**GIVEN EXERCISE**
Copy the data exactly; pictures stay out of the copy.

**COLLECTED MATERIAL**
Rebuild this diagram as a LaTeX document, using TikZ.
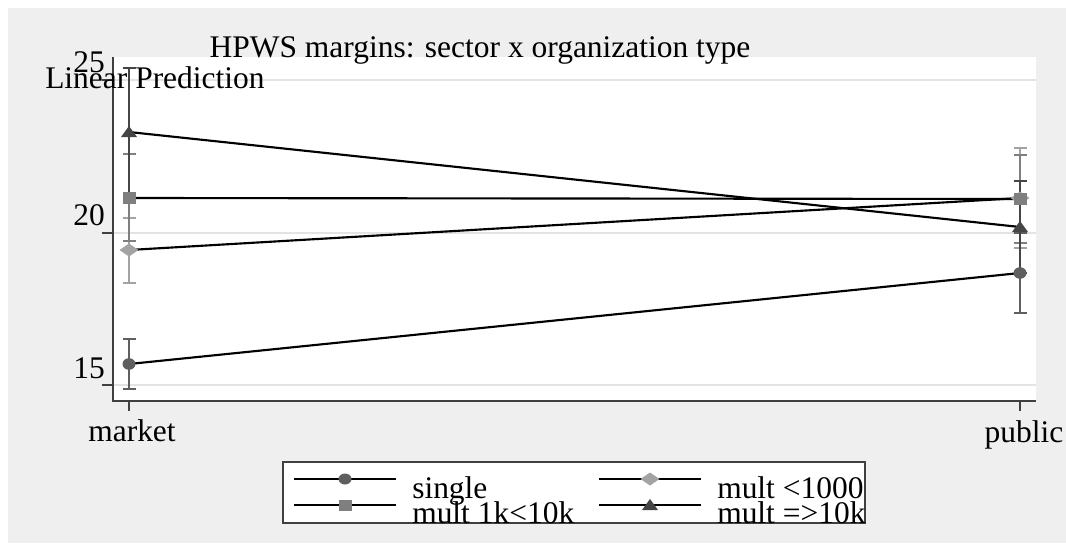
\documentclass[tikz,border=0pt]{standalone}
\usepackage{fontspec}
\setmainfont{Liberation Serif}
\definecolor{bggray}{HTML}{EFEFEF}
\definecolor{gridgray}{HTML}{E3E3E3}
\definecolor{axisgray}{HTML}{404040}
\definecolor{colS}{HTML}{5F5F5F}
\definecolor{colD}{HTML}{A3A3A3}
\definecolor{colQ}{HTML}{7F7F7F}
\definecolor{colT}{HTML}{454545}
\tikzset{
  txt/.style={inner sep=0pt, font=\fontsize{23.6}{28}\selectfont},
  gridline/.style={draw=gridgray, line width=1.5pt},
  axisline/.style={draw=axisgray, line width=0.8pt},
  ebar/.style={line width=1.9pt},
  serline/.style={draw=black, line width=1.6pt},
}
\begin{document}
\begin{tikzpicture}[x=0.75pt,y=-0.75pt]
\useasboundingbox (0,0) rectangle (1066,543);
\fill[white] (0,0) rectangle (1066,543);
\fill[bggray] (8,8) rectangle (1066,543);
\fill[white] (112,57) rectangle (1036,401);

% grid lines and axes
\draw[gridline] (113,80) -- (1036,80);
\draw[gridline] (113,233) -- (1036,233);
\draw[gridline] (113,385) -- (1036,385);
\draw[axisline] (113,57) -- (113,401) -- (1036,401);
\draw[axisline] (102,80) -- (113,80);
\draw[axisline] (102,233) -- (113,233);
\draw[axisline] (102,385) -- (113,385);
\draw[axisline] (129,401) -- (129,411);
\draw[axisline] (1020,401) -- (1020,411);

% texts
\node[txt, anchor=base] (title) at (480,57) {HPWS margins: sector x organization type};
\node[txt, anchor=base west] (ylab) at (45,88) {Linear Prediction};
\node[txt, anchor=base east] (y25) at (105,72) {25};
\node[txt, anchor=base east] (y20) at (105,225) {20};
\node[txt, anchor=base east] (y15) at (105,378) {15};
\node[txt, anchor=base] (xmarket) at (132,441) {market};
\node[txt, anchor=base] (xpublic) at (1024,442) {public};

% points
\coordinate (mS) at (129,364);
\coordinate (pS) at (1020,273);
\coordinate (mD) at (129,250);
\coordinate (pD) at (1020,198);
\coordinate (mQ) at (129,198);
\coordinate (pQ) at (1020,199);
\coordinate (mT) at (129,132);
\coordinate (pT) at (1020,227);

% confidence intervals
\draw[ebar, colS] (129,339) -- (129,389) (122.5,339) -- (135.5,339) (122.5,389) -- (135.5,389);
\draw[ebar, colS] (1020,233) -- (1020,313) (1013.5,233) -- (1026.5,233) (1013.5,313) -- (1026.5,313);
\draw[ebar, colD] (129,218) -- (129,283) (122.5,218) -- (135.5,218) (122.5,283) -- (135.5,283);
\draw[ebar, colD] (1020,148) -- (1020,248) (1013.5,148) -- (1026.5,148) (1013.5,248) -- (1026.5,248);
\draw[ebar, colQ] (129,154) -- (129,241) (122.5,154) -- (135.5,154) (122.5,241) -- (135.5,241);
\draw[ebar, colQ] (1020,155) -- (1020,243) (1013.5,155) -- (1026.5,155) (1013.5,243) -- (1026.5,243);
\draw[ebar, colT] (129,68) -- (129,196) (122.5,68) -- (135.5,68) (122.5,196) -- (135.5,196);
\draw[ebar, colT] (1020,181) -- (1020,273) (1013.5,181) -- (1026.5,181) (1013.5,273) -- (1026.5,273);

% lines
\draw[serline] (mS) -- (pS);
\draw[serline] (mD) -- (pD);
\draw[serline] (mQ) -- (pQ);
\draw[serline] (mT) -- (pT);

% markers
\fill[colS] (mS) ellipse (6.5 and 5.8);
\fill[colS] (pS) ellipse (6.5 and 5.8);
\fill[colD, shift={(mD)}] (-9.5,0) -- (0,-6.5) -- (9.5,0) -- (0,6.5) -- cycle;
\fill[colD, shift={(pD)}] (-9.5,0) -- (0,-6.5) -- (9.5,0) -- (0,6.5) -- cycle;
\fill[colQ, shift={(mQ)}] (-6.5,-6) rectangle (6.5,6);
\fill[colQ, shift={(pQ)}] (-6.5,-6) rectangle (6.5,6);
\fill[colT, shift={(mT)}] (-8,5) -- (0,-6) -- (8,5) -- cycle;
\fill[colT, shift={(pT)}] (-8,5) -- (0,-6) -- (8,5) -- cycle;

% legend
\draw[axisline, fill=white] (283,462) rectangle (865,523);
\coordinate (lS1) at (294,479);
\coordinate (lS2) at (396,479);
\coordinate (lQ1) at (294,505);
\coordinate (lQ2) at (396,505);
\coordinate (lD1) at (599,479);
\coordinate (lD2) at (701,479);
\coordinate (lT1) at (599,505);
\coordinate (lT2) at (701,505);
\draw[serline] (lS1) -- (lS2);
\draw[serline] (lQ1) -- (lQ2);
\draw[serline] (lD1) -- (lD2);
\draw[serline] (lT1) -- (lT2);
\fill[colS] (345,479) ellipse (6.5 and 5.5);
\fill[colQ, shift={(345,505)}] (-6.5,-5.5) rectangle (6.5,5.5);
\fill[colD, shift={(650,479)}] (-9.5,0) -- (0,-6.5) -- (9.5,0) -- (0,6.5) -- cycle;
\fill[colT, shift={(650,505)}] (-8,5) -- (0,-6) -- (8,5) -- cycle;
\node[txt, anchor=base west] (legS) at (412,498) {single};
\node[txt, anchor=base west] (legQ) at (412,523) {mult 1k<10k};
\node[txt, anchor=base west] (legD) at (717,498) {mult <1000};
\node[txt, anchor=base west] (legT) at (717,523) {mult =>10k};
\end{tikzpicture}
\end{document}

**COMPLETE ANSWER**
Rebuild this diagram as a LaTeX document, using TikZ.
\documentclass[tikz,border=0pt]{standalone}
\usepackage{fontspec}
\setmainfont{Liberation Serif}
\definecolor{bggray}{HTML}{EFEFEF}
\definecolor{gridgray}{HTML}{E3E3E3}
\definecolor{axisgray}{HTML}{404040}
\definecolor{colS}{HTML}{5F5F5F}
\definecolor{colD}{HTML}{A3A3A3}
\definecolor{colQ}{HTML}{7F7F7F}
\definecolor{colT}{HTML}{454545}
\tikzset{
  txt/.style={inner sep=0pt, font=\fontsize{23.6}{28}\selectfont},
  gridline/.style={draw=gridgray, line width=1.5pt},
  axisline/.style={draw=axisgray, line width=0.8pt},
  ebar/.style={line width=1.9pt},
  serline/.style={draw=black, line width=1.6pt},
}
\begin{document}
\begin{tikzpicture}[x=0.75pt,y=-0.75pt]
\useasboundingbox (0,0) rectangle (1066,543);
\fill[white] (0,0) rectangle (1066,543);
\fill[bggray] (8,8) rectangle (1066,543);
\fill[white] (112,57) rectangle (1036,401);

% grid lines and axes
\draw[gridline] (113,80) -- (1036,80);
\draw[gridline] (113,233) -- (1036,233);
\draw[gridline] (113,385) -- (1036,385);
\draw[axisline] (113,57) -- (113,401) -- (1036,401);
\draw[axisline] (102,80) -- (113,80);
\draw[axisline] (102,233) -- (113,233);
\draw[axisline] (102,385) -- (113,385);
\draw[axisline] (129,401) -- (129,411);
\draw[axisline] (1020,401) -- (1020,411);

% texts
\node[txt, anchor=base] (title) at (480,57) {HPWS margins: sector x organization type};
\node[txt, anchor=base west] (ylab) at (45,88) {Linear Prediction};
\node[txt, anchor=base east] (y25) at (105,72) {25};
\node[txt, anchor=base east] (y20) at (105,225) {20};
\node[txt, anchor=base east] (y15) at (105,378) {15};
\node[txt, anchor=base] (xmarket) at (132,441) {market};
\node[txt, anchor=base] (xpublic) at (1024,442) {public};

% points
\coordinate (mS) at (129,364);
\coordinate (pS) at (1020,273);
\coordinate (mD) at (129,250);
\coordinate (pD) at (1020,198);
\coordinate (mQ) at (129,198);
\coordinate (pQ) at (1020,199);
\coordinate (mT) at (129,132);
\coordinate (pT) at (1020,227);

% confidence intervals
\draw[ebar, colS] (129,339) -- (129,389) (122.5,339) -- (135.5,339) (122.5,389) -- (135.5,389);
\draw[ebar, colS] (1020,233) -- (1020,313) (1013.5,233) -- (1026.5,233) (1013.5,313) -- (1026.5,313);
\draw[ebar, colD] (129,218) -- (129,283) (122.5,218) -- (135.5,218) (122.5,283) -- (135.5,283);
\draw[ebar, colD] (1020,148) -- (1020,248) (1013.5,148) -- (1026.5,148) (1013.5,248) -- (1026.5,248);
\draw[ebar, colQ] (129,154) -- (129,241) (122.5,154) -- (135.5,154) (122.5,241) -- (135.5,241);
\draw[ebar, colQ] (1020,155) -- (1020,243) (1013.5,155) -- (1026.5,155) (1013.5,243) -- (1026.5,243);
\draw[ebar, colT] (129,68) -- (129,196) (122.5,68) -- (135.5,68) (122.5,196) -- (135.5,196);
\draw[ebar, colT] (1020,181) -- (1020,273) (1013.5,181) -- (1026.5,181) (1013.5,273) -- (1026.5,273);

% lines
\draw[serline] (mS) -- (pS);
\draw[serline] (mD) -- (pD);
\draw[serline] (mQ) -- (pQ);
\draw[serline] (mT) -- (pT);

% markers
\fill[colS] (mS) ellipse (6.5 and 5.8);
\fill[colS] (pS) ellipse (6.5 and 5.8);
\fill[colD, shift={(mD)}] (-9.5,0) -- (0,-6.5) -- (9.5,0) -- (0,6.5) -- cycle;
\fill[colD, shift={(pD)}] (-9.5,0) -- (0,-6.5) -- (9.5,0) -- (0,6.5) -- cycle;
\fill[colQ, shift={(mQ)}] (-6.5,-6) rectangle (6.5,6);
\fill[colQ, shift={(pQ)}] (-6.5,-6) rectangle (6.5,6);
\fill[colT, shift={(mT)}] (-8,5) -- (0,-6) -- (8,5) -- cycle;
\fill[colT, shift={(pT)}] (-8,5) -- (0,-6) -- (8,5) -- cycle;

% legend
\draw[axisline, fill=white] (283,462) rectangle (865,523);
\coordinate (lS1) at (294,479);
\coordinate (lS2) at (396,479);
\coordinate (lQ1) at (294,505);
\coordinate (lQ2) at (396,505);
\coordinate (lD1) at (599,479);
\coordinate (lD2) at (701,479);
\coordinate (lT1) at (599,505);
\coordinate (lT2) at (701,505);
\draw[serline] (lS1) -- (lS2);
\draw[serline] (lQ1) -- (lQ2);
\draw[serline] (lD1) -- (lD2);
\draw[serline] (lT1) -- (lT2);
\fill[colS] (345,479) ellipse (6.5 and 5.5);
\fill[colQ, shift={(345,505)}] (-6.5,-5.5) rectangle (6.5,5.5);
\fill[colD, shift={(650,479)}] (-9.5,0) -- (0,-6.5) -- (9.5,0) -- (0,6.5) -- cycle;
\fill[colT, shift={(650,505)}] (-8,5) -- (0,-6) -- (8,5) -- cycle;
\node[txt, anchor=base west] (legS) at (412,498) {single};
\node[txt, anchor=base west] (legQ) at (412,523) {mult 1k<10k};
\node[txt, anchor=base west] (legD) at (717,498) {mult <1000};
\node[txt, anchor=base west] (legT) at (717,523) {mult =>10k};
\end{tikzpicture}
\end{document}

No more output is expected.